Work required:
Give every line back verbatim, dropping all images.

Available data:
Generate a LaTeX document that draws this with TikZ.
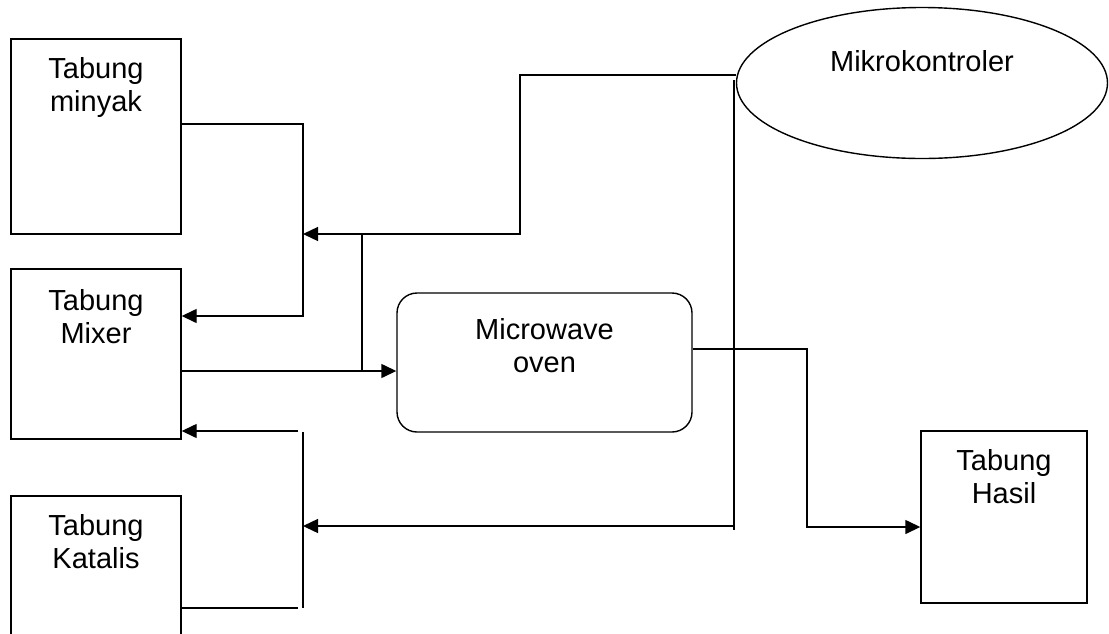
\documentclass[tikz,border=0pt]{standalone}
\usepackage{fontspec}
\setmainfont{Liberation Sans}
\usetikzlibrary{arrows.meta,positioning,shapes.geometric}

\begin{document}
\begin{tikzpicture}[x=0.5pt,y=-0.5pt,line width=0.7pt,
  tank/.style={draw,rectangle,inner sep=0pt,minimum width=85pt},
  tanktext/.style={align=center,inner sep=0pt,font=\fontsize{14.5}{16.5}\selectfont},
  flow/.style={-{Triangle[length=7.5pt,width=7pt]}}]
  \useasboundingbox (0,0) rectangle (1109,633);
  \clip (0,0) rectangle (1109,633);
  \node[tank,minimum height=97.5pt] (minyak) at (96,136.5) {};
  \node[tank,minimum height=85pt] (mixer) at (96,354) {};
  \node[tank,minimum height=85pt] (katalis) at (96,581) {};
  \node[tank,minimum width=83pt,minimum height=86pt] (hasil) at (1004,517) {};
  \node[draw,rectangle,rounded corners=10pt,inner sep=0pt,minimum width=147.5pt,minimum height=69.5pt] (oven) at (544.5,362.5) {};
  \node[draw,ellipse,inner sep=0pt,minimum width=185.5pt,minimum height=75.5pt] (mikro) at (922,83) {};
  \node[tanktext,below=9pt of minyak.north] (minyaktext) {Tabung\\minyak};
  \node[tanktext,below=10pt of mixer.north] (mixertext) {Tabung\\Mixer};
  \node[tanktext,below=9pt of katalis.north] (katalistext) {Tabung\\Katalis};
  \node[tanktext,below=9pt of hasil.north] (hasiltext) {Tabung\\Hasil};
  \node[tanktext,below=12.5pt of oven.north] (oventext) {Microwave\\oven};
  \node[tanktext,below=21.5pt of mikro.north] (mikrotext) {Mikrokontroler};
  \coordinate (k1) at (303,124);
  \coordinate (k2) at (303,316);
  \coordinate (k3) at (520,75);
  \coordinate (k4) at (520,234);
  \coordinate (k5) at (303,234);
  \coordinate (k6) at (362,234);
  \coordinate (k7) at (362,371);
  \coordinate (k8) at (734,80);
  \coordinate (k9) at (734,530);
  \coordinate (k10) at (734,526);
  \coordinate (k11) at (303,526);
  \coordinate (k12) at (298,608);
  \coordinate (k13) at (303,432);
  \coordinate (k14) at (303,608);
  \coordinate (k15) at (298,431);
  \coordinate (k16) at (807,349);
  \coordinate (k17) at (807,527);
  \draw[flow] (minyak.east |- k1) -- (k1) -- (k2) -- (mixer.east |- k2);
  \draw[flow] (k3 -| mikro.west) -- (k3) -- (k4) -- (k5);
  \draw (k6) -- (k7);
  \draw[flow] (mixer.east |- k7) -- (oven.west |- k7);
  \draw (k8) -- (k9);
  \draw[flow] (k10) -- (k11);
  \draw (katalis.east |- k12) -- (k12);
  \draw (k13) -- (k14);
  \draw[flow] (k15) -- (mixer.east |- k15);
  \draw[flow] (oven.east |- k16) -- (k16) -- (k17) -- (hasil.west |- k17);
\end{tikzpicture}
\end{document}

Exercise solution:
Generate a LaTeX document that draws this with TikZ.
\documentclass[tikz,border=0pt]{standalone}
\usepackage{fontspec}
\setmainfont{Liberation Sans}
\usetikzlibrary{arrows.meta,positioning,shapes.geometric}

\begin{document}
\begin{tikzpicture}[x=0.5pt,y=-0.5pt,line width=0.7pt,
  tank/.style={draw,rectangle,inner sep=0pt,minimum width=85pt},
  tanktext/.style={align=center,inner sep=0pt,font=\fontsize{14.5}{16.5}\selectfont},
  flow/.style={-{Triangle[length=7.5pt,width=7pt]}}]
  \useasboundingbox (0,0) rectangle (1109,633);
  \clip (0,0) rectangle (1109,633);
  \node[tank,minimum height=97.5pt] (minyak) at (96,136.5) {};
  \node[tank,minimum height=85pt] (mixer) at (96,354) {};
  \node[tank,minimum height=85pt] (katalis) at (96,581) {};
  \node[tank,minimum width=83pt,minimum height=86pt] (hasil) at (1004,517) {};
  \node[draw,rectangle,rounded corners=10pt,inner sep=0pt,minimum width=147.5pt,minimum height=69.5pt] (oven) at (544.5,362.5) {};
  \node[draw,ellipse,inner sep=0pt,minimum width=185.5pt,minimum height=75.5pt] (mikro) at (922,83) {};
  \node[tanktext,below=9pt of minyak.north] (minyaktext) {Tabung\\minyak};
  \node[tanktext,below=10pt of mixer.north] (mixertext) {Tabung\\Mixer};
  \node[tanktext,below=9pt of katalis.north] (katalistext) {Tabung\\Katalis};
  \node[tanktext,below=9pt of hasil.north] (hasiltext) {Tabung\\Hasil};
  \node[tanktext,below=12.5pt of oven.north] (oventext) {Microwave\\oven};
  \node[tanktext,below=21.5pt of mikro.north] (mikrotext) {Mikrokontroler};
  \coordinate (k1) at (303,124);
  \coordinate (k2) at (303,316);
  \coordinate (k3) at (520,75);
  \coordinate (k4) at (520,234);
  \coordinate (k5) at (303,234);
  \coordinate (k6) at (362,234);
  \coordinate (k7) at (362,371);
  \coordinate (k8) at (734,80);
  \coordinate (k9) at (734,530);
  \coordinate (k10) at (734,526);
  \coordinate (k11) at (303,526);
  \coordinate (k12) at (298,608);
  \coordinate (k13) at (303,432);
  \coordinate (k14) at (303,608);
  \coordinate (k15) at (298,431);
  \coordinate (k16) at (807,349);
  \coordinate (k17) at (807,527);
  \draw[flow] (minyak.east |- k1) -- (k1) -- (k2) -- (mixer.east |- k2);
  \draw[flow] (k3 -| mikro.west) -- (k3) -- (k4) -- (k5);
  \draw (k6) -- (k7);
  \draw[flow] (mixer.east |- k7) -- (oven.west |- k7);
  \draw (k8) -- (k9);
  \draw[flow] (k10) -- (k11);
  \draw (katalis.east |- k12) -- (k12);
  \draw (k13) -- (k14);
  \draw[flow] (k15) -- (mixer.east |- k15);
  \draw[flow] (oven.east |- k16) -- (k16) -- (k17) -- (hasil.west |- k17);
\end{tikzpicture}
\end{document}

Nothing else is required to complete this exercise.